The story was intriguing enough to keep me engaged during the first half of game but the uninteresting character development eventually made me lose interest. While in the spirit realm, Elena can see and interact with dead spirits lurking around the area. This should be a good way to learn more about the events that led to Elena's current predicament but it is mainly used as guidance on where to go next. Unfortunately most spirits didn't really have much to say with the exception of a few.
To get a better understanding of the game you must find the notes that are scattered around the world. These notes do a better job expanding the story and explaining things than any other part of the game. Aesthetically, Whispering Willows shines. Wortham Willow's collapsing mansion and its surroundings are presented in a beautiful, hand drawn art style that I really appreciated. The score is immersive as well. Each area's music does a superb job of complimenting the eerie tone of the game. Things such as hearing a door creak, listening to hard roar of the wind, or the sound of distant footsteps added to an already uncomfortable atmosphere.

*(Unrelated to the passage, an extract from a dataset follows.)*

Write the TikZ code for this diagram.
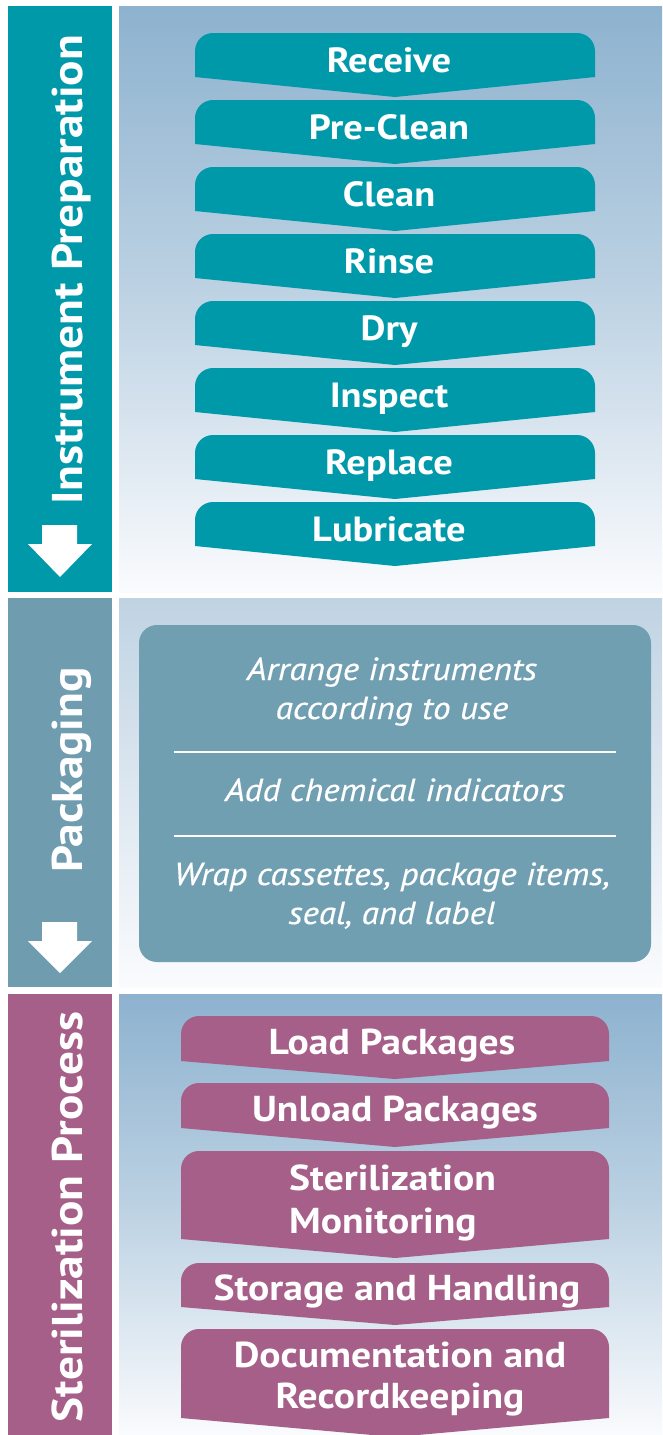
\documentclass[tikz,border=0pt]{standalone}
\usepackage{fontspec}
\setmainfont{PT Sans}[FakeStretch=1.1]
\newfontfamily\itfont{PT Sans Italic}[FakeStretch=1.1,FakeBold=0.4]
\definecolor{teal1}{HTML}{0099AA}
\definecolor{packbar}{HTML}{6F9DAF}
\definecolor{packbox}{HTML}{719FB2}
\definecolor{mag}{HTML}{A55F88}
\definecolor{skytop}{HTML}{8DB2CF}
\definecolor{skytop2}{HTML}{C0D3E3}
\definecolor{skybot}{HTML}{FAFBFD}
\newcommand{\chevshape}[6]{%
  \fill[#6] (#1,#4) -- (#1,#3+18) arc[start angle=180,end angle=270,radius=18]
    -- (#2-18,#3) arc[start angle=270,end angle=360,radius=18]
    -- (#2,#4) -- ({(#1+#2)/2},#5) -- cycle;}
\tikzset{
  vtext/.style={text=white,font=\fontsize{43}{50}\selectfont\bfseries,rotate=90,anchor=base,inner sep=0},
  ctext/.style={text=white,font=\fontsize{35}{43}\selectfont\bfseries,anchor=base,inner sep=0},
  mtext/.style={text=white,font=\fontsize{36}{43}\selectfont\bfseries,anchor=base,inner sep=0},
  itext/.style={text=white,font=\fontsize{32}{40}\selectfont\itfont,anchor=base,inner sep=0},
  downarrow/.style={fill=white},
  sep/.style={draw=white,line width=1.5pt}
}
\begin{document}
\begin{tikzpicture}[x=1pt,y=-1pt]
\useasboundingbox (0,0) rectangle (662,1435);
\fill[white] (0,0) rectangle (662,1435);
% panels
\fill[teal1] (8,6) rectangle (112,592);
\shade[top color=skytop,bottom color=skybot,middle color=skytop!55!skybot] (119,6) rectangle (662,592);
\fill[packbar] (8,598) rectangle (112,987);
\shade[top color=skytop2,bottom color=skybot] (119,598) rectangle (662,987);
\fill[mag] (8,994) rectangle (112,1435);
\shade[top color=skytop,bottom color=skybot,middle color=skytop!55!skybot] (119,994) rectangle (662,1435);
% left arrows
\fill[downarrow] (42,525) -- (77,525) -- (77,544) -- (92,544) -- (60,577) -- (28,544) -- (42,544) -- cycle;
\fill[downarrow] (42,922) -- (77,922) -- (77,941) -- (92,941) -- (60,973) -- (28,941) -- (42,941) -- cycle;
% vertical labels
\node[vtext] (lab1) at (82,270) {Instrument Preparation};
\node[vtext] (lab2) at (82,770) {Packaging};
\node[vtext] (lab3) at (82,1217) {Sterilization Process};
% teal chevrons
\chevshape{195}{595}{33}{77}{97}{teal1}
\chevshape{195}{595}{100}{144}{164}{teal1}
\chevshape{195}{595}{167}{211}{231}{teal1}
\chevshape{195}{595}{234}{278}{298}{teal1}
\chevshape{195}{595}{301}{345}{365}{teal1}
\chevshape{195}{595}{368}{412}{432}{teal1}
\chevshape{195}{595}{435}{479}{499}{teal1}
\chevshape{195}{595}{502}{546}{566}{teal1}
\node[ctext] (receive) at (389,72) {Receive};
\node[ctext] (preclean) at (389,139) {Pre-Clean};
\node[ctext] (clean) at (389,206) {Clean};
\node[ctext] (rinse) at (389,273) {Rinse};
\node[ctext] (dry) at (389,340) {Dry};
\node[ctext] (inspect) at (389,407) {Inspect};
\node[ctext] (replace) at (389,474) {Replace};
\node[ctext] (lubricate) at (389,541) {Lubricate};
% packaging box
\fill[packbox,rounded corners=18] (139,625) rectangle (651,962);
\node[itext] (arrange1) at (392,680) {Arrange instruments};
\node[itext] (arrange2) at (392,719) {according to use};
\draw[sep] (174,752) -- (616,752);
\node[itext] (addci) at (395,801) {Add chemical indicators};
\draw[sep] (174,836) -- (616,836);
\node[itext] (wrap1) at (392,885) {Wrap cassettes, package items,};
\node[itext] (wrap2) at (392,924) {seal, and label};
% magenta chevrons
\chevshape{181}{609}{1016}{1061}{1079}{mag}
\chevshape{181}{609}{1083}{1128}{1147}{mag}
\chevshape{181}{609}{1151}{1239}{1258}{mag}
\chevshape{181}{609}{1263}{1307}{1325}{mag}
\chevshape{181}{609}{1329}{1418}{1437}{mag}
\node[mtext] (load) at (392,1054) {Load Packages};
\node[mtext] (unload) at (395,1121) {Unload Packages};
\node[mtext,anchor=base west] (steril1) at (289,1190) {Sterilization};
\node[mtext,anchor=base west] (steril2) at (289,1233) {Monitoring};
\node[mtext] (storage) at (397,1300) {Storage and Handling};
\node[mtext] (doc1) at (400,1367) {Documentation and};
\node[mtext] (doc2) at (400,1408) {Recordkeeping};
\end{tikzpicture}
\end{document}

The game's puzzles are very simple and require next to no thought at all. Most of them are solved by Elena going into the spirit realm and moving a stationary item, like a bookshelf or desk. This usually opens up a path for her human counterpart to progress further. I feel the lack of challenge and variety in the puzzles is the game's most disappointing aspect.
At no time was I even remotely stuck on the games puzzles. Elena's ability to enter the spirit realm is underused. I would have loved to see more innovative ways to use such power. This inevitably leads to repetitive gameplay that gets old after the first hour. Whispering Willows has some pretty interesting ideas but most of them are never truly realized. The setting and soundwork does a good job of making the world feel immersive but the lack of challenging puzzles and the repetitive gameplay leads to a forgettable experience.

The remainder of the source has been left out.